» Exercise brief: Your task is to return, word for word, only the lines from the line with "Reproduce this chart with matplotlib." through the close of the data. Exclude all pictures.

» Record excerpts:
* Start *
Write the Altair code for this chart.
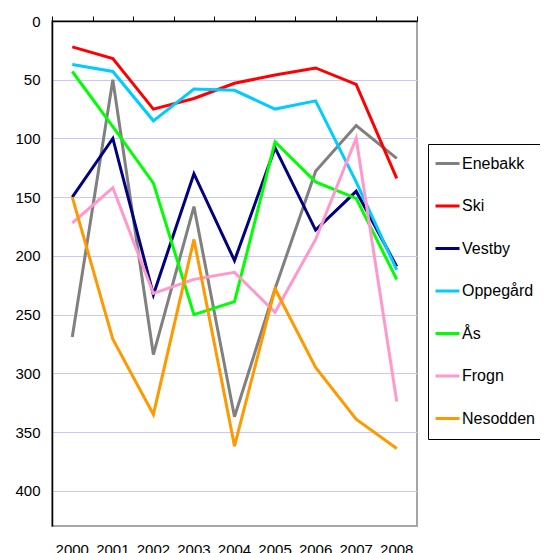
import altair as alt
import pandas as pd

years = ["2000", "2001", "2002", "2003", "2004", "2005", "2006", "2007", "2008"]
series = ["Enebakk", "Ski", "Vestby", "Oppegård", "Ås", "Frogn", "Nesodden"]
colors = ["#808080", "#ff0000", "#000080", "#00ccff", "#00ff00", "#ff99cc", "#ff9900"]

enebakk = [269, 50, 284, 158, 337, 228, 128, 89, 117]
ski = [22, 32, 75, 66, 53, 46, 40, 54, 134]
vestby = [150, 100, 233, 130, 204, 108, 178, 145, 209]
oppegard = [37, 43, 85, 58, 59, 75, 68, 137, 212]
aas = [43, 90, 138, 250, 239, 103, 137, 151, 220]
frogn = [172, 142, 232, 220, 214, 248, 186, 100, 324]
nesodden = [150, 271, 335, 186, 362, 228, 295, 339, 364]

y_ticks = [0, 50, 100, 150, 200, 250, 300, 350, 400]

values = [enebakk, ski, vestby, oppegard, aas, frogn, nesodden]
rows = []
for name, vals in zip(series, values):
    for yr, v in zip(years, vals):
        rows.append({"year": yr, "kommune": name, "value": v})
df = pd.DataFrame(rows)

FONT = "Liberation Sans"

xscale = alt.Scale(type="band", paddingInner=0, paddingOuter=0)
yscale = alt.Scale(domain=[0, 430], reverse=True, nice=False, zero=False)

yaxis = alt.Axis(values=y_ticks, title=None, ticks=False, labelPadding=12,
                 labelFontSize=15, labelFont=FONT, labelColor="black",
                 domainColor="black", domainWidth=1.5,
                 grid=True, gridColor="#c8c8ff", gridWidth=1)

lines = alt.Chart(df).mark_line(strokeWidth=3).encode(
    x=alt.X("year:N", sort=years, scale=xscale,
            axis=alt.Axis(orient="bottom", title=None, ticks=False, domain=False,
                          labelPadding=16, labelFontSize=15, labelFont=FONT,
                          labelColor="black", labelAngle=0, grid=False)),
    y=alt.Y("value:Q", scale=yscale, axis=yaxis),
    color=alt.Color("kommune:N", sort=series,
                    scale=alt.Scale(domain=series, range=colors),
                    legend=alt.Legend(title=" ", titleOrient="bottom", titleFontSize=2,
                                      titlePadding=4,
                                      orient="none", legendX=376, legendY=123,
                                      strokeColor="black", fillColor="white",
                                      padding=6, symbolType="stroke",
                                      symbolStrokeWidth=3, symbolSize=576,
                                      labelFontSize=16, labelFont=FONT, labelColor="black",
                                      rowPadding=20.5, labelOffset=1)),
)

top_axis = alt.Chart(df).mark_line(opacity=0).encode(
    x=alt.X("year:N", sort=years, scale=xscale,
            axis=alt.Axis(orient="top", title=None, labels=False, tickBand="extent",
                          tickSize=5, tickColor="black", domainColor="black",
                          domainWidth=1.5, grid=False)),
    y=alt.Y("value:Q", scale=yscale, axis=yaxis),
)

chart = alt.layer(lines, top_axis).resolve_axis(x="independent").properties(
    width=365,
    height=505,
    autosize=alt.AutoSizeParams(type="none"),
    padding={"left": 44, "top": 13, "right": 123, "bottom": 40},
).configure_view(stroke="#a6a6a6", strokeWidth=2)

chart.save("out.html", embed_options={"renderer": "svg", "actions": False})
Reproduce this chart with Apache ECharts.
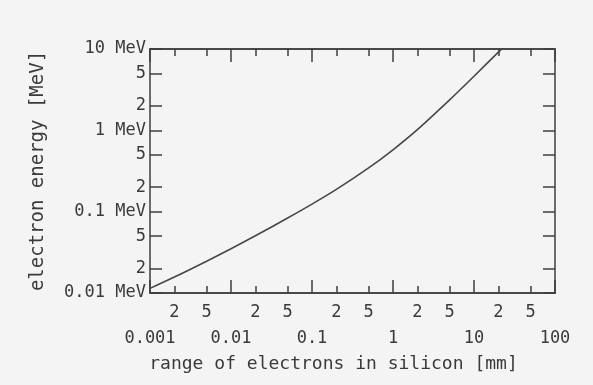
<!DOCTYPE html>
<html><head><meta charset="utf-8">
<script src="https://cdn.jsdelivr.net/npm/echarts@6/dist/echarts.min.js"></script>
<style>html,body{margin:0;padding:0;background:#f4f4f4}#c{width:593px;height:385px}</style>
</head><body><div id="c"></div>
<script>
// ---- data ----
const rangeMM   = [0.001, 0.002, 0.005, 0.01, 0.02, 0.05, 0.1, 0.2, 0.5, 1, 2, 5, 10, 20, 22];
const energyMeV = [0.0114, 0.0157, 0.0246, 0.035, 0.0505, 0.0836, 0.124, 0.188, 0.345, 0.577, 1.02, 2.37, 4.63, 9.14, 10];

const xMajorTicks  = [0.001, 0.01, 0.1, 1, 10, 100];
const xMajorLabels = ['0.001', '0.01', '0.1', '1', '10', '100'];
const xMinorTicks  = [0.002, 0.005, 0.02, 0.05, 0.2, 0.5, 2, 5, 20, 50];
const xMinorLabels = ['2', '5', '2', '5', '2', '5', '2', '5', '2', '5'];
const yTicks  = [0.01, 0.02, 0.05, 0.1, 0.2, 0.5, 1, 2, 5, 10];
const yLabels = ['0.01 MeV', '2', '5', '0.1 MeV', '2', '5', '1 MeV', '2', '5', '10 MeV'];
const xTitle = 'range of electrons in silicon [mm]';
const yTitle = 'electron energy [MeV]';

// ---- chart ----
const FONT = 'DejaVu Sans Mono';
const INK = '#3a3a3a';
const LINE = '#3e3e3e';

function lookup(ticks, labels) {
  return function (v) {
    for (let i = 0; i < ticks.length; i++) {
      if (Math.abs(Math.log10(v) - Math.log10(ticks[i])) < 1e-6) return labels[i];
    }
    return '';
  };
}

function xAxisDef(position, ticks, len, labels, margin) {
  return {
    type: 'log', logBase: 10, min: 0.001, max: 100, position: position,
    axisLine: { show: true, lineStyle: { color: LINE, width: 1.5 } },
    axisTick: { show: true, inside: true, length: len, customValues: ticks, lineStyle: { color: LINE, width: 1.5 } },
    axisLabel: labels ? {
      show: true, customValues: ticks, margin: margin, formatter: lookup(ticks, labels),
      fontFamily: FONT, fontSize: 17, color: INK
    } : { show: false },
    splitLine: { show: false }, minorTick: { show: false }
  };
}
function yAxisDef(position, withLabels) {
  return {
    type: 'log', logBase: 10, min: 0.01, max: 10, position: position,
    axisLine: { show: true, lineStyle: { color: LINE, width: 1.5 } },
    axisTick: { show: true, inside: true, length: 12, customValues: yTicks, lineStyle: { color: LINE, width: 1.5 } },
    axisLabel: withLabels ? {
      show: true, customValues: yTicks, margin: 4, formatter: lookup(yTicks, yLabels),
      fontFamily: FONT, fontSize: 17, color: INK
    } : { show: false },
    splitLine: { show: false }, minorTick: { show: false }
  };
}

const xBottomMajor = xAxisDef('bottom', xMajorTicks, 13, xMajorLabels, 37);
xBottomMajor.name = xTitle;
xBottomMajor.nameLocation = 'middle';
xBottomMajor.nameGap = 62;
xBottomMajor.nameTextStyle = { fontFamily: FONT, fontSize: 18, color: INK, padding: [0, 38, 0, 0] };

const yLeft = yAxisDef('left', true);
yLeft.name = yTitle;
yLeft.nameLocation = 'middle';
yLeft.nameGap = 102;
yLeft.nameTextStyle = { fontFamily: FONT, fontSize: 19, color: INK };

const chart = echarts.init(document.getElementById('c'), null, { renderer: 'canvas' });
chart.setOption({
  animation: false,
  backgroundColor: '#f4f4f4',
  grid: { left: 150, right: 38, top: 49, bottom: 92, containLabel: false },
  xAxis: [
    xBottomMajor,
    xAxisDef('bottom', xMinorTicks, 7, xMinorLabels, 11),
    xAxisDef('top', xMajorTicks, 13, null, 0),
    xAxisDef('top', xMinorTicks, 7, null, 0)
  ],
  yAxis: [yLeft, yAxisDef('right', false)],
  series: [{
    type: 'line',
    xAxisIndex: 0, yAxisIndex: 0,
    data: rangeMM.map((x, i) => [x, energyMeV[i]]),
    smooth: 0.3,
    showSymbol: false,
    lineStyle: { color: '#474747', width: 1.6 },
    clip: true
  }]
});
</script>
</body></html>
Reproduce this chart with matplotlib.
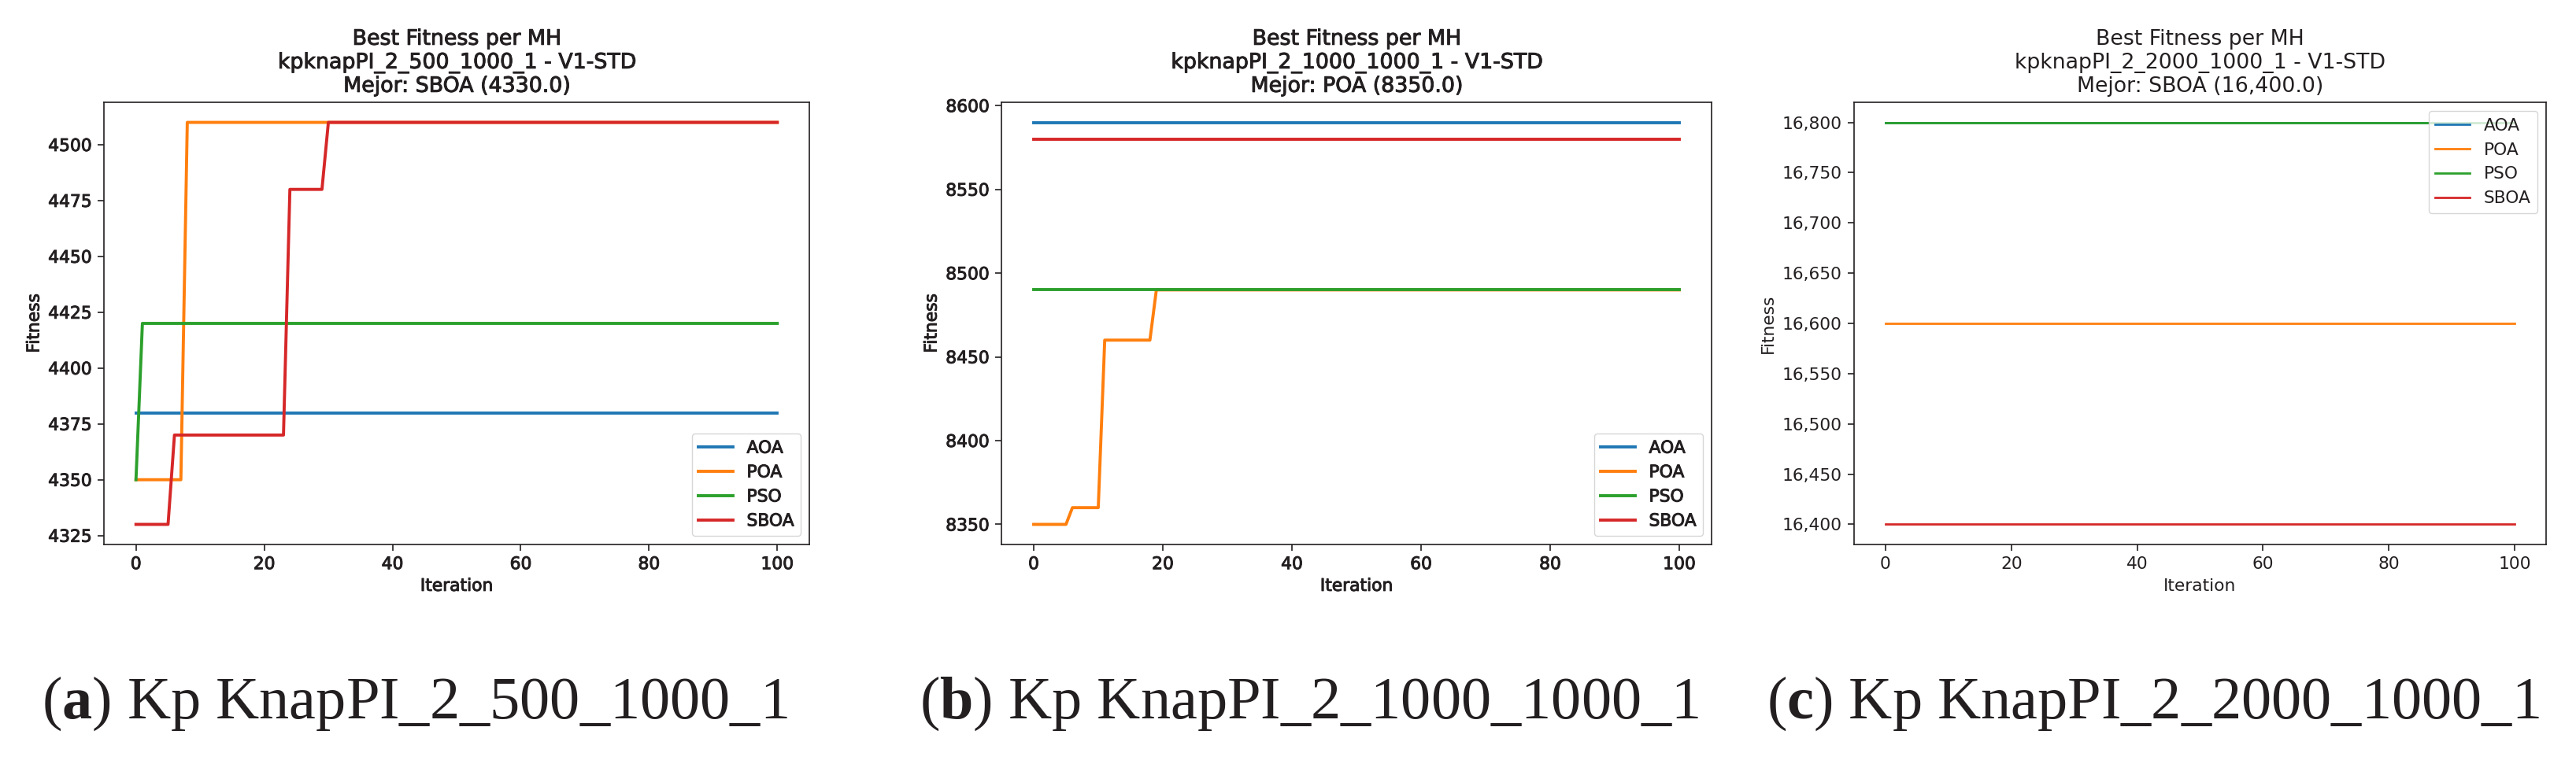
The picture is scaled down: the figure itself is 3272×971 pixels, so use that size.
* End *
» Task result:
Reproduce this chart with matplotlib.
The picture is scaled down: the figure itself is 3272×971 pixels, so use that size.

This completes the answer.